## TASK INPUTS
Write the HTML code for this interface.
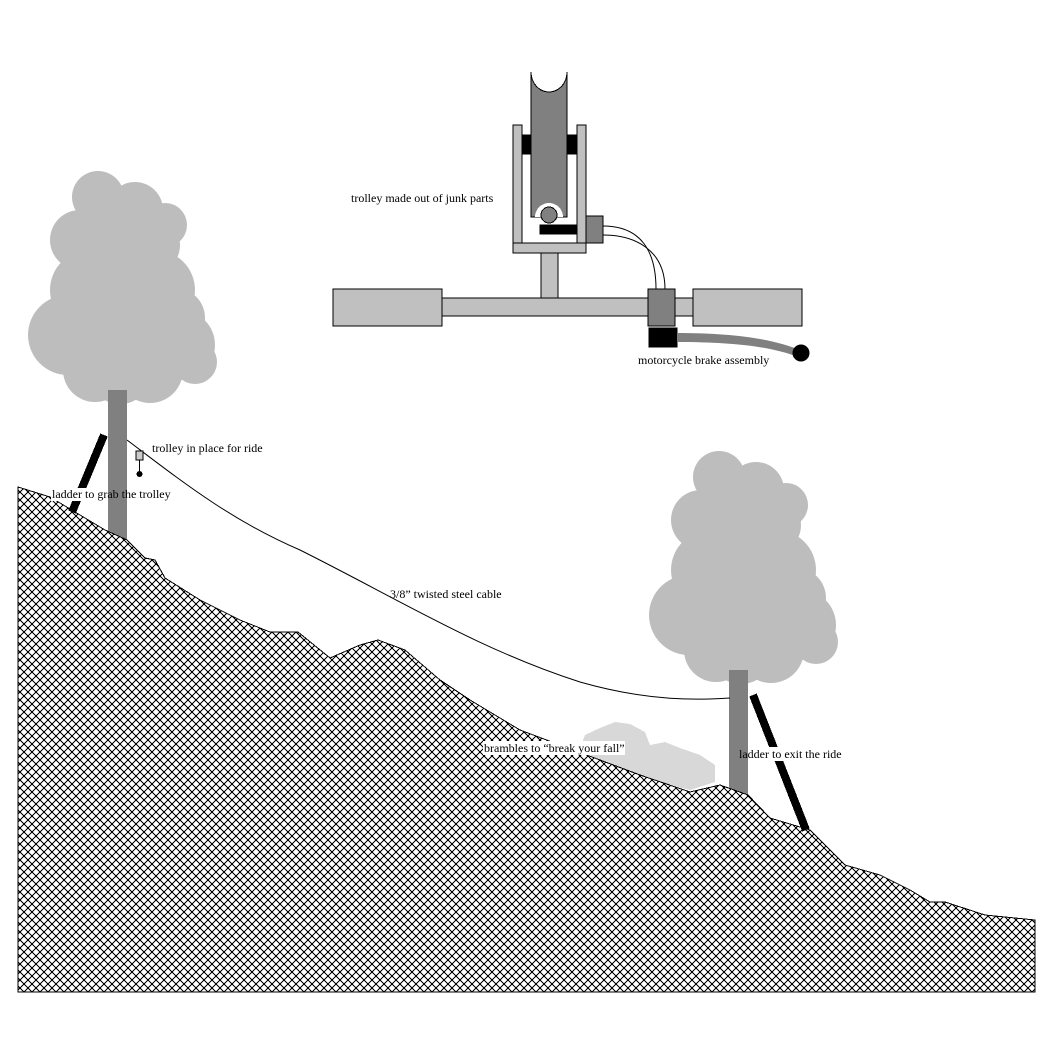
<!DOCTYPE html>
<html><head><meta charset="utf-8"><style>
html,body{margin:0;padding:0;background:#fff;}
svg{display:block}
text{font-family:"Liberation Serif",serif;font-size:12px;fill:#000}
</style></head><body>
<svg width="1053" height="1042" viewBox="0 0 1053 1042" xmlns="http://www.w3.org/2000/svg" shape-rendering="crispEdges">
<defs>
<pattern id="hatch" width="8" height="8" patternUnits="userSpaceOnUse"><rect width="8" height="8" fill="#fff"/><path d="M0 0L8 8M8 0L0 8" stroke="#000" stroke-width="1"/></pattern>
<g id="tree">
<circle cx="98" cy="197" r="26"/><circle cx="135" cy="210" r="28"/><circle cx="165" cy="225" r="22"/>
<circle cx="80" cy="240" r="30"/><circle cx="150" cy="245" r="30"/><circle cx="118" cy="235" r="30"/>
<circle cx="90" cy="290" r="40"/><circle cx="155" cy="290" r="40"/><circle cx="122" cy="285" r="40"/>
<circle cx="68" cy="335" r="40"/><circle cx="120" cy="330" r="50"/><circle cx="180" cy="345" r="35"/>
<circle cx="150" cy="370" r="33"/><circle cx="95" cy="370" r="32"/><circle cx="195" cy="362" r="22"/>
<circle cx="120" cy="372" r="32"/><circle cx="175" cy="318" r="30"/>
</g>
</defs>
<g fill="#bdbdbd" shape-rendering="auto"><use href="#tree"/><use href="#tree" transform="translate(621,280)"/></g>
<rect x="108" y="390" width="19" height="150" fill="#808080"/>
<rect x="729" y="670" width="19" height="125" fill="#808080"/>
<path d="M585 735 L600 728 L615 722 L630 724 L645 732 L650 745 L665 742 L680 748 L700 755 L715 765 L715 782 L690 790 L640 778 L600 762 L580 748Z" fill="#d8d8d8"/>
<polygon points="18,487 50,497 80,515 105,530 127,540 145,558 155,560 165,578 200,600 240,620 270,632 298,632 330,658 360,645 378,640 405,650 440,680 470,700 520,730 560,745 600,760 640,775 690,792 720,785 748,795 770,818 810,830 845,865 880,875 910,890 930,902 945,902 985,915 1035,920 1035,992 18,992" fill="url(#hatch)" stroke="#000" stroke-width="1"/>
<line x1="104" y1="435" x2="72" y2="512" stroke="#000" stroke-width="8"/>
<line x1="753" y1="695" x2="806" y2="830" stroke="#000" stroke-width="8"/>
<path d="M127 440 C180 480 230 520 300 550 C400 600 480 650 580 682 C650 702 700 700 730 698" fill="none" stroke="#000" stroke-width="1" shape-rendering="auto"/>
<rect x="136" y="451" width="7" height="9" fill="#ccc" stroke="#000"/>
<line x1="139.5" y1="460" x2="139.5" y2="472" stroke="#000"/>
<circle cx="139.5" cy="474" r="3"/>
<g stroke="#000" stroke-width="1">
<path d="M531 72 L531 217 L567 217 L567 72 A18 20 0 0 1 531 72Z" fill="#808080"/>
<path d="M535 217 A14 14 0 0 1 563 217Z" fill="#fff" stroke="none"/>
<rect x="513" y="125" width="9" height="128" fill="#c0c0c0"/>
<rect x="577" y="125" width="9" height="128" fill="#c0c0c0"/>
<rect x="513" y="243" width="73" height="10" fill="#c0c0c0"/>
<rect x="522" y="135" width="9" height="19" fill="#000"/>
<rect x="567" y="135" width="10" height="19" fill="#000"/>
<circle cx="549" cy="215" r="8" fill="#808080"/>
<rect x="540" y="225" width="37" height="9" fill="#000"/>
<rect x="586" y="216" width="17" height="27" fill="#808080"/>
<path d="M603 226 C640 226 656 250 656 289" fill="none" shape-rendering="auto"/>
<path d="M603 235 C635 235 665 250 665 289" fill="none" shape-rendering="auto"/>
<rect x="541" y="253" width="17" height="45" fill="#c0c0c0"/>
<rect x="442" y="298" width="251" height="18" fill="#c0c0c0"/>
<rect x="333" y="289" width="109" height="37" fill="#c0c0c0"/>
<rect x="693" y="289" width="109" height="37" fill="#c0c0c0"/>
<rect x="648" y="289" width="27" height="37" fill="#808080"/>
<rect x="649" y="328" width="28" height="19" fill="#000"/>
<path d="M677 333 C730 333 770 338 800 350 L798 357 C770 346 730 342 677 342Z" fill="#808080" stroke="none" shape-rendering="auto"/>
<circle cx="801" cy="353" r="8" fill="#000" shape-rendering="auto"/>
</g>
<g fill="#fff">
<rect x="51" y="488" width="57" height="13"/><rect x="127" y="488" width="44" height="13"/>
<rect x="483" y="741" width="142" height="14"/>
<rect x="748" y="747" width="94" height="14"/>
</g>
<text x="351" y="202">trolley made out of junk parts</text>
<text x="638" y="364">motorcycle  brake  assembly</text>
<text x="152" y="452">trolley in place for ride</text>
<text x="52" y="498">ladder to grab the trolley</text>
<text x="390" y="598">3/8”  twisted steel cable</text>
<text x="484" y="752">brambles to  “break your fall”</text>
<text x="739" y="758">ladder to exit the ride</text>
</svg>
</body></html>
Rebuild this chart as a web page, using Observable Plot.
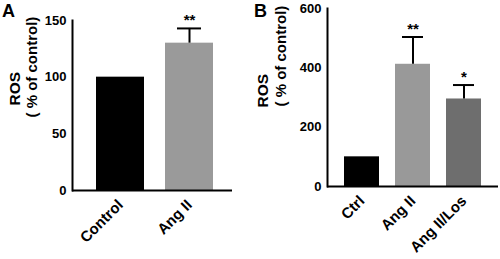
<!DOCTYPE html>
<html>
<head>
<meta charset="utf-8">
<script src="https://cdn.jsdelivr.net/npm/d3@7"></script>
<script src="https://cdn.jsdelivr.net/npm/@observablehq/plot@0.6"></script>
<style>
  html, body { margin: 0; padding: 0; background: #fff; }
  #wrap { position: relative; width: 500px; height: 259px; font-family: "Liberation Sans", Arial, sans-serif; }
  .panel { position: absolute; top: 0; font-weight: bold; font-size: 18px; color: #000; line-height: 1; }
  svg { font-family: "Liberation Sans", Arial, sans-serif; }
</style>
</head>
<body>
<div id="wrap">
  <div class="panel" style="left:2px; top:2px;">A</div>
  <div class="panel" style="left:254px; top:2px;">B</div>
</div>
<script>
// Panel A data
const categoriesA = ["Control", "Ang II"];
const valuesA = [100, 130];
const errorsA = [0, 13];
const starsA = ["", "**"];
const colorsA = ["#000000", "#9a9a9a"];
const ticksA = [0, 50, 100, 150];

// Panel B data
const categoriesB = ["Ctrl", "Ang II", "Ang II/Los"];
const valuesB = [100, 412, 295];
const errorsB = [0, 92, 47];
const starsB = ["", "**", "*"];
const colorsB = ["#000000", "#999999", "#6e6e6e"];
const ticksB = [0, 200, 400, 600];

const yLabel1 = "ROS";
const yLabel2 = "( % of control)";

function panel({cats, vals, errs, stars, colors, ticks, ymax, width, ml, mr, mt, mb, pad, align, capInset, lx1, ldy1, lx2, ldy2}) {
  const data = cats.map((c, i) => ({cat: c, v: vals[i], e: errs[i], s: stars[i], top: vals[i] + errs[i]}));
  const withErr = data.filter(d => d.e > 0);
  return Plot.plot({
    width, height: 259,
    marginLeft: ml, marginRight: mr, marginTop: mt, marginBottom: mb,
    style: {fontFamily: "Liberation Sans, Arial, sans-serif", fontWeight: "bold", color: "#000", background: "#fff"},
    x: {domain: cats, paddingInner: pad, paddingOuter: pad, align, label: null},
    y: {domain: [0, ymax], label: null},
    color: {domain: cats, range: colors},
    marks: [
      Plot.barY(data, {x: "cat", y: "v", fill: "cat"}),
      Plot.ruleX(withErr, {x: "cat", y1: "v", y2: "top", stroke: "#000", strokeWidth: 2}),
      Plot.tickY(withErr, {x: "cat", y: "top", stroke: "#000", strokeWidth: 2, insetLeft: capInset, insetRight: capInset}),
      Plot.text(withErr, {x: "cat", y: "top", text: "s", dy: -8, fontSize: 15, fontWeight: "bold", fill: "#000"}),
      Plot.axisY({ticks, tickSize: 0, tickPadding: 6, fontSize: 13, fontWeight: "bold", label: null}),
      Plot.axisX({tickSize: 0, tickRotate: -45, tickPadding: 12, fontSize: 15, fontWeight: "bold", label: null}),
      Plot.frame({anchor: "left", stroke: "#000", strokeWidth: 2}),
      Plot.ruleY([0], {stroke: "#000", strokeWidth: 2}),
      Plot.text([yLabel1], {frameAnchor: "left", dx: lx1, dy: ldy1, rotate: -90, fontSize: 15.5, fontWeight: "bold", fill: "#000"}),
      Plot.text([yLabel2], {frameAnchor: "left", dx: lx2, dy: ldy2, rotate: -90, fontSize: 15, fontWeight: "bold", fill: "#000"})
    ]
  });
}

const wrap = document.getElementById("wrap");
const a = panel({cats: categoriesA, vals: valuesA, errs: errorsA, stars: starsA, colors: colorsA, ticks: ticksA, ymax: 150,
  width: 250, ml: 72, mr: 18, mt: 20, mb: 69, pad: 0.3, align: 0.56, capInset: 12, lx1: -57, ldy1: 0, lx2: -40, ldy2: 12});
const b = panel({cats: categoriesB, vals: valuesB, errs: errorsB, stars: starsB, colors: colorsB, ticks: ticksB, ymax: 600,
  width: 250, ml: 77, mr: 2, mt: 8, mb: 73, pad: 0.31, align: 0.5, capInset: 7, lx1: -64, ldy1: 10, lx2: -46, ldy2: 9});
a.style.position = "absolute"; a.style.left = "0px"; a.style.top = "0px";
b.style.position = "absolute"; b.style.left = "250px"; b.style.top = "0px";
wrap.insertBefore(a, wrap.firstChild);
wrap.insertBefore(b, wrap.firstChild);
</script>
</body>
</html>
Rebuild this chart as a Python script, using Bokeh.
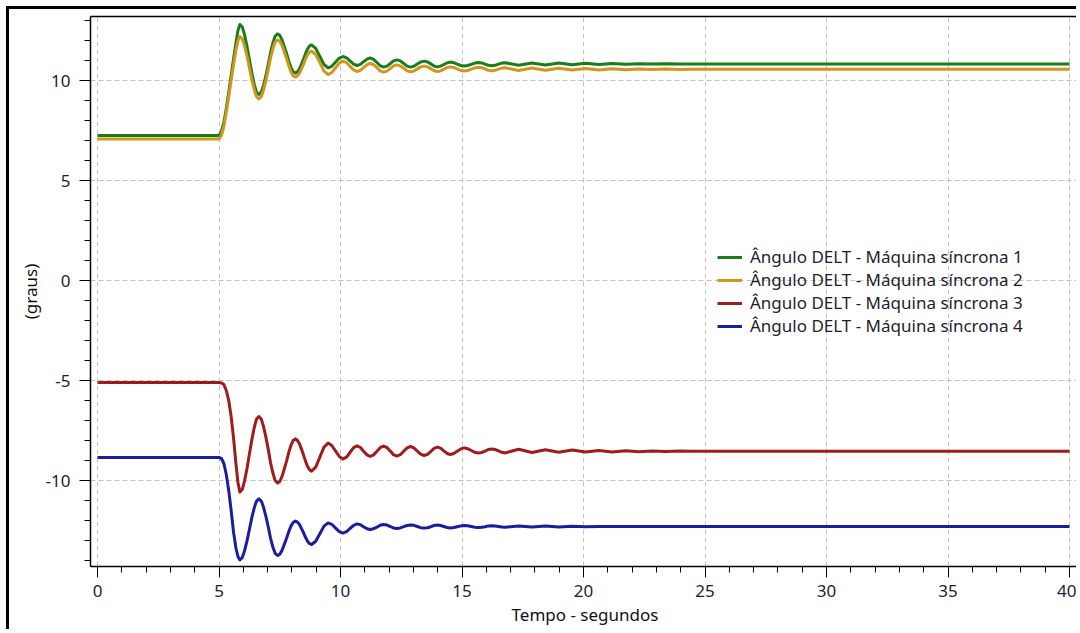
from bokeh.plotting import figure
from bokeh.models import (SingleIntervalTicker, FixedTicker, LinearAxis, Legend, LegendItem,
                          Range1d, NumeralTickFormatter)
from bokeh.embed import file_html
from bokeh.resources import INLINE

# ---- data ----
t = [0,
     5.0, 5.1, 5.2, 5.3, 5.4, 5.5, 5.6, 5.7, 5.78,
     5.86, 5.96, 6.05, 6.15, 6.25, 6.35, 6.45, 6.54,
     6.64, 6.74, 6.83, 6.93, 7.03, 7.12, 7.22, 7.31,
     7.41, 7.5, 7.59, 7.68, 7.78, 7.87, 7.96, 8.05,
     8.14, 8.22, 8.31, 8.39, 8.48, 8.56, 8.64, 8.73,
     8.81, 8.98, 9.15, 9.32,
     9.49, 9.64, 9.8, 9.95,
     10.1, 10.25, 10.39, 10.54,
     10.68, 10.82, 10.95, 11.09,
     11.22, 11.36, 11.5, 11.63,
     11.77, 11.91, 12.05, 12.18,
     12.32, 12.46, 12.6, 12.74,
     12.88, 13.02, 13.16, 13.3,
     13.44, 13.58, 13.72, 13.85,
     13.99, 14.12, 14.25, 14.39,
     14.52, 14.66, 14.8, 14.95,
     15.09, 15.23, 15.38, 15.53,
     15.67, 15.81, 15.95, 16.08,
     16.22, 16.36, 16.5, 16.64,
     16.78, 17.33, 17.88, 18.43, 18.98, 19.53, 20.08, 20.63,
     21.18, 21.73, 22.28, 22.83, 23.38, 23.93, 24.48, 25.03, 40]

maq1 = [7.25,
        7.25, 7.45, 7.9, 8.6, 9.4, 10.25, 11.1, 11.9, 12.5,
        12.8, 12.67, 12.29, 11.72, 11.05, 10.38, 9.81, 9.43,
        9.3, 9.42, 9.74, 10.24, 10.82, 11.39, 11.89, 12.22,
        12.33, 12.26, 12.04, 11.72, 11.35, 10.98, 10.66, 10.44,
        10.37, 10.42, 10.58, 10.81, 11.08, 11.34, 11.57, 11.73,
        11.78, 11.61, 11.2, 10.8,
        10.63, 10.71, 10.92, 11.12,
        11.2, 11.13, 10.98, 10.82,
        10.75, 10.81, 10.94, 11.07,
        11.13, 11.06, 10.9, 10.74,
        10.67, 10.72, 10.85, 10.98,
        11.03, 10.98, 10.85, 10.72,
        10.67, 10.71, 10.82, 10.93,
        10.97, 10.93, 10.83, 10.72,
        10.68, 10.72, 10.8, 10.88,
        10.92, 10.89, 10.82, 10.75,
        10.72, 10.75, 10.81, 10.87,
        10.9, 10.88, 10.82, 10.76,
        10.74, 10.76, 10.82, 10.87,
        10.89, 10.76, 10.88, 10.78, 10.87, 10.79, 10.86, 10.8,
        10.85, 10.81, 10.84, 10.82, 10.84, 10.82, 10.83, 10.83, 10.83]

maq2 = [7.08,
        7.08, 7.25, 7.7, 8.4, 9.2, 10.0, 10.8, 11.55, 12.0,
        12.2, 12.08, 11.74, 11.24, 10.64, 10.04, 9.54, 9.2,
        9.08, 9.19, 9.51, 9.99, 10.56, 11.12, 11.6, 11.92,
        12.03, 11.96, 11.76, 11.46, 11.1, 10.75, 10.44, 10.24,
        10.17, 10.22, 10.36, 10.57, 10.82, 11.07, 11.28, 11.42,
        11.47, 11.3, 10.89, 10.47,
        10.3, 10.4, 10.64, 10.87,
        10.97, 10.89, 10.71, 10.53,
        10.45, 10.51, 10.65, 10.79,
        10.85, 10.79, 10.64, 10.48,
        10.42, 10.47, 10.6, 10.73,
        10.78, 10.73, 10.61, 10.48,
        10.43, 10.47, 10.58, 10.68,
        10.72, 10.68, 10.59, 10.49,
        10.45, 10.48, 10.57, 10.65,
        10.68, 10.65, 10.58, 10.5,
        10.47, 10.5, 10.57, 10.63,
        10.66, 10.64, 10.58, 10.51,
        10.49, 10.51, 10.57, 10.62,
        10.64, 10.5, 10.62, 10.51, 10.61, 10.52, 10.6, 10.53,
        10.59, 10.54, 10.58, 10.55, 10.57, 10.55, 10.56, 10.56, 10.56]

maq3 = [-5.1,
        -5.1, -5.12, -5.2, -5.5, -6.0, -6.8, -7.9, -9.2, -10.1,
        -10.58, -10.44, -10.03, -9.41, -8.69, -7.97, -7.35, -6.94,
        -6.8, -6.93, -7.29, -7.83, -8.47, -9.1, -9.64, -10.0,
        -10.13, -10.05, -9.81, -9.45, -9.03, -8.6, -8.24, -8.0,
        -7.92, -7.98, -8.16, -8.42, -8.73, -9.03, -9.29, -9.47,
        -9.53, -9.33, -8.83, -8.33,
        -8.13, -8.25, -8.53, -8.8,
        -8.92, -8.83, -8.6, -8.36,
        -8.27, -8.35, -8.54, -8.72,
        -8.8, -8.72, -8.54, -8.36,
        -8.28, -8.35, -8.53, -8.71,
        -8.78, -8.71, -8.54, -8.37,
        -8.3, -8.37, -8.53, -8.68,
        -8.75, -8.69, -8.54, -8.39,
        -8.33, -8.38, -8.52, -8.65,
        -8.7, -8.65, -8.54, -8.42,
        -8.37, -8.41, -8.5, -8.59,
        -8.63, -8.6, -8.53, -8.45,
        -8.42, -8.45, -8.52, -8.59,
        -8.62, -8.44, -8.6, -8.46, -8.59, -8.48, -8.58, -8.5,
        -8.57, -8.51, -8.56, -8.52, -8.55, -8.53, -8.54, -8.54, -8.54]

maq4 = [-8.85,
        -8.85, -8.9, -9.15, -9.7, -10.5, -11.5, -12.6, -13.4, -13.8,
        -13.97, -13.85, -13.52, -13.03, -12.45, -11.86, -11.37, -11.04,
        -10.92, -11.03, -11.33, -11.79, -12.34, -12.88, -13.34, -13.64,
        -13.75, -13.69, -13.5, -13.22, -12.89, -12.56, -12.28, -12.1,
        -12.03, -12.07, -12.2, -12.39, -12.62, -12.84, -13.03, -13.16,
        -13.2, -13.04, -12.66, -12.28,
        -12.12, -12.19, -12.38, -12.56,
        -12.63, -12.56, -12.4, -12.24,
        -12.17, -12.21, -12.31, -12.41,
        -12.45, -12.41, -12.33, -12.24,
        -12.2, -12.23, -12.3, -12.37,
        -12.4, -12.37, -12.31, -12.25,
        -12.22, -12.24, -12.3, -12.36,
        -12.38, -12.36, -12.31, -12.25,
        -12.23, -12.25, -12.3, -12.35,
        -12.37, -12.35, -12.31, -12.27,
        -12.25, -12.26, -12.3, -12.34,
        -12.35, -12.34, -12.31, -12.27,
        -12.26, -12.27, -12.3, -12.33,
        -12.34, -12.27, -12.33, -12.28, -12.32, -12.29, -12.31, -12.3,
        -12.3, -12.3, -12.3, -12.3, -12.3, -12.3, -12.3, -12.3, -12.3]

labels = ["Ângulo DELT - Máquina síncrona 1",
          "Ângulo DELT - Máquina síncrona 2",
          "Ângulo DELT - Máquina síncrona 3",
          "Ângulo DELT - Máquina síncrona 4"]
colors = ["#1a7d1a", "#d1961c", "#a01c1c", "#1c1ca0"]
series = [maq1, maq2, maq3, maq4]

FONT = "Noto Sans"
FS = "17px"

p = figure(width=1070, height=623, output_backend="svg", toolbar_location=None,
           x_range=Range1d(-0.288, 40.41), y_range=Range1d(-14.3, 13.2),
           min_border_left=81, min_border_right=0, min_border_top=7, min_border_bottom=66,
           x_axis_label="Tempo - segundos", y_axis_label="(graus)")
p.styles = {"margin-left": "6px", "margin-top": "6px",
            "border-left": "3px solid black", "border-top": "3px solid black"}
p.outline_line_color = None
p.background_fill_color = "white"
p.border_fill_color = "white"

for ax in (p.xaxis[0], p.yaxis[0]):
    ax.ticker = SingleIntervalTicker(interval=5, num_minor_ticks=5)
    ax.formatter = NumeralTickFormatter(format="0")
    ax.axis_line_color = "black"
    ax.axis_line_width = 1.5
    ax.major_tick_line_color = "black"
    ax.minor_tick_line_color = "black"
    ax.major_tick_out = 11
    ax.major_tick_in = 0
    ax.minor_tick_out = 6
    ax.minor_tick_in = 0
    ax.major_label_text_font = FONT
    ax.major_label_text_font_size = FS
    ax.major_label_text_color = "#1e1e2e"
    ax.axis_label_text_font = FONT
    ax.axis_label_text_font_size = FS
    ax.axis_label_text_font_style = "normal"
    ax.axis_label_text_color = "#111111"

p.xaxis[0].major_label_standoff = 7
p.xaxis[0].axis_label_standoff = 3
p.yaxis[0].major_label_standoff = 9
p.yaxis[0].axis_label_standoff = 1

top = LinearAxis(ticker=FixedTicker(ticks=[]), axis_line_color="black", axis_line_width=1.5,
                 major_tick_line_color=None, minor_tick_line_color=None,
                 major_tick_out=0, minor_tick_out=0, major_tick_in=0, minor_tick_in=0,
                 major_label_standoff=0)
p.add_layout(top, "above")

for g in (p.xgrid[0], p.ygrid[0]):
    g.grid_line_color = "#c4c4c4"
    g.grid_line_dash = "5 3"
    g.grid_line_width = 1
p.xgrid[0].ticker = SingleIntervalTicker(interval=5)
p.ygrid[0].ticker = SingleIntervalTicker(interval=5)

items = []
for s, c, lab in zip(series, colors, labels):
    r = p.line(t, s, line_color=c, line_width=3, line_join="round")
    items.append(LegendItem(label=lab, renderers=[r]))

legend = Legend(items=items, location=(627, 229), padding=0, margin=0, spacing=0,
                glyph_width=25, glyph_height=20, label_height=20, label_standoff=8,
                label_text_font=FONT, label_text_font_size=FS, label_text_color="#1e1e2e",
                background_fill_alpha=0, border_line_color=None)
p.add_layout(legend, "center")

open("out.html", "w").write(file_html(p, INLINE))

## EXERCISE INSTRUCTIONS
Your copy should hold only the lines from the one containing "Rebuild this chart as a web" through the one containing "const ticksA = [0, 50, 100, 150];", word for word, with no pictures.

## SOLUTION FOR THIS EXERCISE
Rebuild this chart as a web page, using Observable Plot.
<!DOCTYPE html>
<html>
<head>
<meta charset="utf-8">
<script src="https://cdn.jsdelivr.net/npm/d3@7"></script>
<script src="https://cdn.jsdelivr.net/npm/@observablehq/plot@0.6"></script>
<style>
  html, body { margin: 0; padding: 0; background: #fff; }
  #wrap { position: relative; width: 500px; height: 259px; font-family: "Liberation Sans", Arial, sans-serif; }
  .panel { position: absolute; top: 0; font-weight: bold; font-size: 18px; color: #000; line-height: 1; }
  svg { font-family: "Liberation Sans", Arial, sans-serif; }
</style>
</head>
<body>
<div id="wrap">
  <div class="panel" style="left:2px; top:2px;">A</div>
  <div class="panel" style="left:254px; top:2px;">B</div>
</div>
<script>
// Panel A data
const categoriesA = ["Control", "Ang II"];
const valuesA = [100, 130];
const errorsA = [0, 13];
const starsA = ["", "**"];
const colorsA = ["#000000", "#9a9a9a"];
const ticksA = [0, 50, 100, 150];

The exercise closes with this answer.